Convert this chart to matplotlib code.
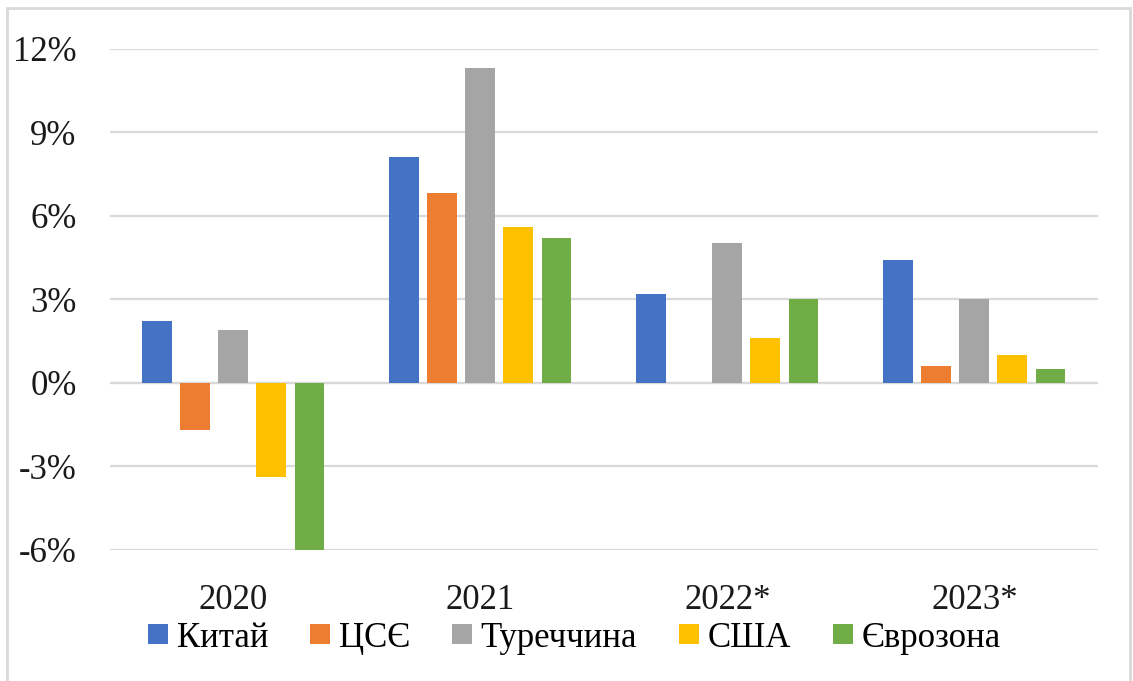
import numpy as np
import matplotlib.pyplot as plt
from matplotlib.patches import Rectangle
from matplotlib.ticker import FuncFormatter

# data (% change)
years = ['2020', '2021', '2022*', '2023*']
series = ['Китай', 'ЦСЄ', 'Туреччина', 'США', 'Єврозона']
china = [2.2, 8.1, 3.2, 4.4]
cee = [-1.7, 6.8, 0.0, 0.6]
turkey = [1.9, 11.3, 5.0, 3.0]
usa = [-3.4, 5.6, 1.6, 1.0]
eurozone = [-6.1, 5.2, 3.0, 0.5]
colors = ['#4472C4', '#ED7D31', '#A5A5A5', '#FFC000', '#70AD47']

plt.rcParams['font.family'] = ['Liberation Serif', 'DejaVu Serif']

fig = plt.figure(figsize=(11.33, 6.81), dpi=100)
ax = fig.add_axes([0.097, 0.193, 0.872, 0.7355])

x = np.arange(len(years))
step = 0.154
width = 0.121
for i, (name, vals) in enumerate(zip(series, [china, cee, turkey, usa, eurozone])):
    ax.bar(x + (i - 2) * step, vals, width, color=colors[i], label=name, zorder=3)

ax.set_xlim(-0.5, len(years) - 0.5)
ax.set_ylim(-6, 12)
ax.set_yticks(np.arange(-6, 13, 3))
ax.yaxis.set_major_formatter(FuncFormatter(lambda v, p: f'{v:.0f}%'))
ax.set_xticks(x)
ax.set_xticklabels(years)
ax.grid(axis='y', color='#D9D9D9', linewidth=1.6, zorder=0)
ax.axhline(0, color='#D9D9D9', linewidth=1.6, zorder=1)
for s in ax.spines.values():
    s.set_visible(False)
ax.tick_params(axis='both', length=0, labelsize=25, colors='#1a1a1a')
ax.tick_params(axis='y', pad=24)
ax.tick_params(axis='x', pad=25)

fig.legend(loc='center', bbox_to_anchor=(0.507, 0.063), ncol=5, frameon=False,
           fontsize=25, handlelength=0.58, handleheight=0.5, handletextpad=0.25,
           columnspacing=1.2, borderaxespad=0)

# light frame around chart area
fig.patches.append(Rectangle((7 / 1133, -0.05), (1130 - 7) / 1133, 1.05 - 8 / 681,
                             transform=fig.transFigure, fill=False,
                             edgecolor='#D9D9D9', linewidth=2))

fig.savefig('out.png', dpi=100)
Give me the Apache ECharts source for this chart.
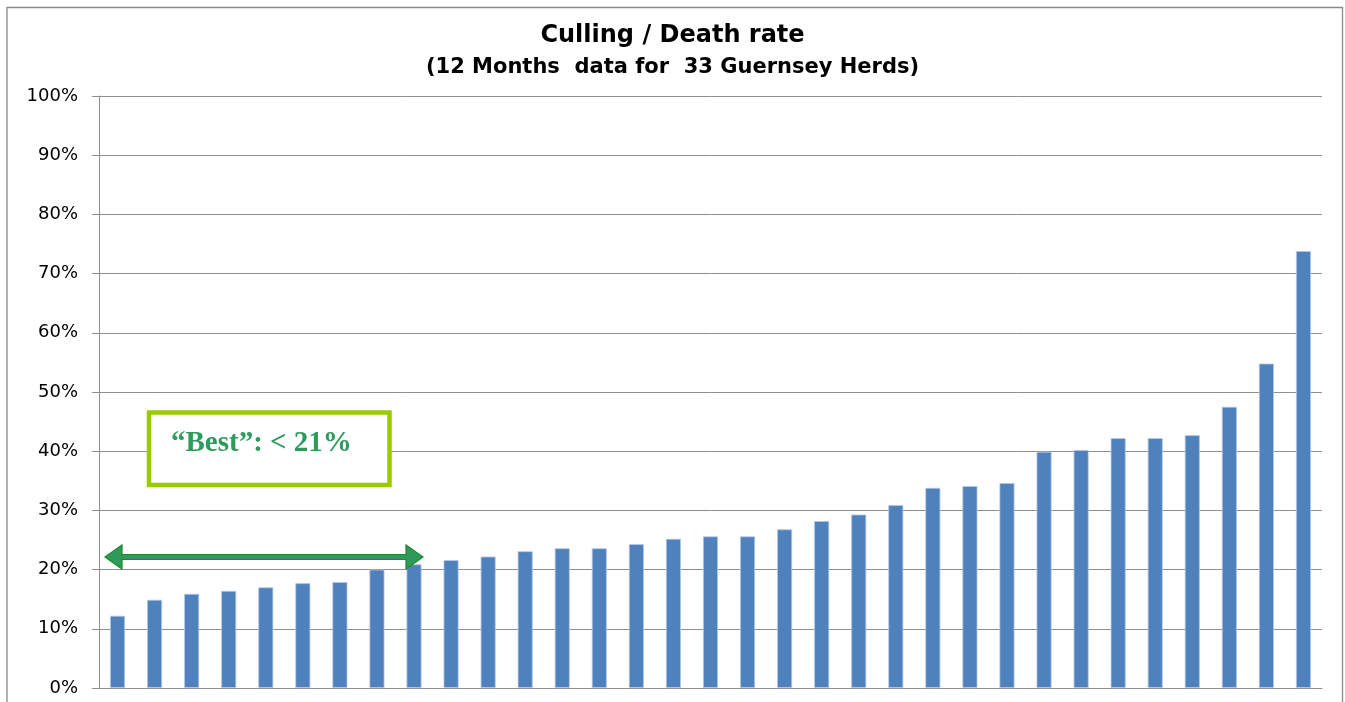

- - -

* _PROBLEM TO WORK ON_
In the records above, find the line containing "from matplotlib.ticker import FuncFormatter" and output every line from the first through that one, exactly, omitting pictures.

* _TASK SOLUTION_
Convert this chart to matplotlib code.
import numpy as np
import matplotlib.pyplot as plt
from matplotlib.patches import Rectangle
from matplotlib.ticker import FuncFormatter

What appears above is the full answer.